(last updated on Jun 2011)
Distributed programming frameworks like Hadoop and Dryad are popular for performing computation over large amounts of data. The reason is programmer convenience: they accept a query expressed in a simple form such as MapReduce, and automatically take care of distributing computation to multiple hosts, ensuring the data is available at all nodes that need it, and dealing with host failures and stragglers.
A major limitation of Hadoop and Dryad is that they are not well-suited to expressing iterative algorithms or dynamic programming problems. These are very commonly found patterns in many algorithms, such as k-means clustering, binomial options pricing or [Smith Waterman](http://en.wikipedia.org/wiki/Smith–Waterman_algorithm) for sequence alignment.

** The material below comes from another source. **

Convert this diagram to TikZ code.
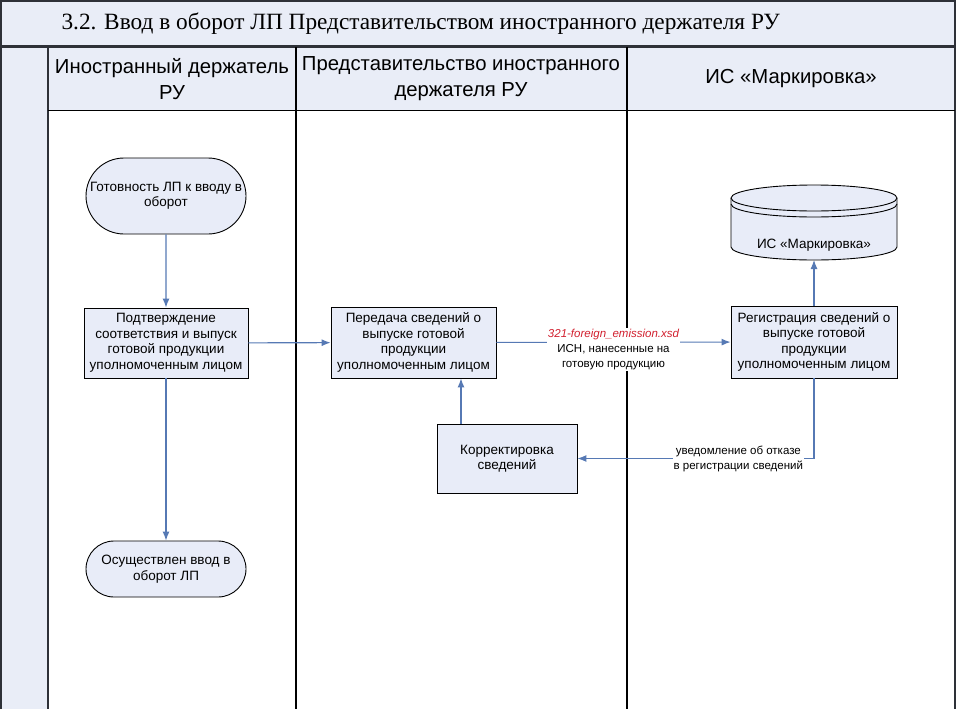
\documentclass[tikz,border=0pt]{standalone}
\usepackage{fontspec}
\setmainfont{Liberation Sans}
\newfontfamily\titlefont{Liberation Serif}
\usepackage{tikz}
\usetikzlibrary{shapes.misc}
\usetikzlibrary{positioning}
\usetikzlibrary{arrows.meta}
\usepackage{xcolor}
\definecolor{bandfill}{HTML}{E9EDF7}
\definecolor{boxfill}{HTML}{E8ECF8}
\definecolor{flowblue}{HTML}{5679B4}
\definecolor{frameline}{HTML}{2E3138}
\definecolor{xsdred}{HTML}{D2202F}
\tikzset{
  procbox/.style={rectangle, draw=black, fill=boxfill, line width=0.9pt, align=center,
    inner sep=2pt, font=\fontsize{13.5}{15.5}\selectfont},
  termbox/.style={rounded rectangle, draw=black, fill=boxfill, line width=0.9pt, align=center,
    inner sep=2pt, minimum width=164pt, font=\fontsize{13.5}{15.5}\selectfont},
  lanehead/.style={align=center, font=\fontsize{20.3}{26}\selectfont},
  flow/.style={draw=flowblue, line width=1.1pt, -{Latex[length=9pt, width=7pt]}},
  flowlabel/.style={fill=white, align=center, inner sep=1pt, font=\fontsize{11.5}{15}\selectfont}
}

\begin{document}
\begin{tikzpicture}[x=1pt, y=-1pt]
    \useasboundingbox (0,0) rectangle (957,709);

    % pool frame and lanes
    \fill[bandfill] (1,1) rectangle (955,47);
    \fill[bandfill] (1,47) rectangle (48,709);
    \fill[bandfill] (48,47) rectangle (955,110);
    \draw[frameline, line width=1.2pt] (1,709) -- (1,1) -- (955,1) -- (955,709);
    \draw[frameline, line width=3pt] (1,47) -- (955,47);
    \draw[frameline, line width=2.5pt] (48,47) -- (48,709);
    \draw[black, line width=1.2pt] (48,110.5) -- (955,110.5);
    \draw[black, line width=1.2pt] (296,47) -- (296,709);
    \draw[black, line width=1.2pt] (627,47) -- (627,709);

    \node[anchor=west, font=\titlefont\fontsize{23.3}{28}\selectfont] (title) at (58,24)
      {3.2. Ввод в оборот ЛП Представительством иностранного держателя РУ};
    \node[lanehead] (holder) at (172,79) {Иностранный держатель\\РУ};
    \node[lanehead] (office) at (461,79) {Представительство иностранного\\держателя РУ};
    \node[lanehead] (mark) at (791,79) {ИС «Маркировка»};

    % database
    \draw[black, line width=0.9pt, fill=boxfill] (731,198) -- (731,247)
      arc[start angle=180, end angle=360, x radius=83pt, y radius=13pt] -- (897,198)
      arc[start angle=0, end angle=180, x radius=83pt, y radius=13pt] -- cycle;
    \draw[black, line width=0.9pt] (731,198) arc[start angle=180, end angle=360, x radius=83pt, y radius=13pt];
    \draw[black, line width=0.9pt] (731,204) arc[start angle=180, end angle=360, x radius=83pt, y radius=13pt];
    \node[font=\fontsize{13.5}{15.5}\selectfont] (isdb) at (814,245) {ИС «Маркировка»};
    \coordinate (dbbase) at (814,260);

    % steps
    \node[termbox, minimum height=76pt] (ready) at (166,196) {Готовность ЛП к вводу в\\оборот};
    \node[procbox, minimum width=164pt, minimum height=70pt] (confirm) at (166,343)
      {Подтверждение\\соответствия и выпуск\\готовой продукции\\уполномоченным лицом};
    \node[termbox, minimum height=56pt] (done) at (166,569) {Осуществлен ввод в\\оборот ЛП};
    \node[procbox, minimum width=165pt, minimum height=71pt] (transfer) at (413.5,342.5)
      {Передача сведений о\\выпуске готовой\\продукции\\уполномоченным лицом};
    \node[procbox, minimum width=140pt, minimum height=69pt] (fix) at (507,458.5)
      {Корректировка\\сведений};
    \node[procbox, minimum width=166pt, minimum height=72pt] (register) at (814,342)
      {Регистрация сведений о\\выпуске готовой\\продукции\\уполномоченным лицом};

    % flows
    \draw[flow] (ready) -- (confirm);
    \draw[flow] (confirm) -- (done);
    \draw[flow] (confirm) -- (transfer);
    \draw[flow] (transfer) -- (register)
      node[flowlabel, midway, yshift=-7pt] {\textcolor{xsdred}{\itshape 321-foreign\_emission.xsd}\\ИСН, нанесенные на\\готовую продукцию};
    \draw[flow] (register) -- (dbbase);
    \draw[flow] (register.south) |- (fix.east)
      node[flowlabel, pos=0.66] {уведомление об отказе\\в регистрации сведений};
    \draw[flow] ([xshift=-46pt]fix.north) -- ([xshift=-46pt]fix.north |- transfer.south);
\end{tikzpicture}
\end{document}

Over in the SRG in Cambridge, we developed a Turing-powerful distributed execution engine called CIEL that addresses this. The NSDI 2011 paper describes the system in detail, but here’s a shorter introduction.
CIEL consists of a master coordination server and workers installed on every host. The engine is job-oriented: a job consists of a graph of tasks which results in a deterministic output. CIEL tasks can run in any language and are started by the worker processes as needed. Data flows around the cluster in the form of references that are fed to tasks as dependencies. Tasks can publish their outputs either as concrete references if they can finish the work immediately or as a future reference. Additionally, tasks can dynamically spawn more tasks and delegate references to them, which makes the system Turing-powerful and suitable for iterative and dynamic programming problems where the task graph cannot be computed statically.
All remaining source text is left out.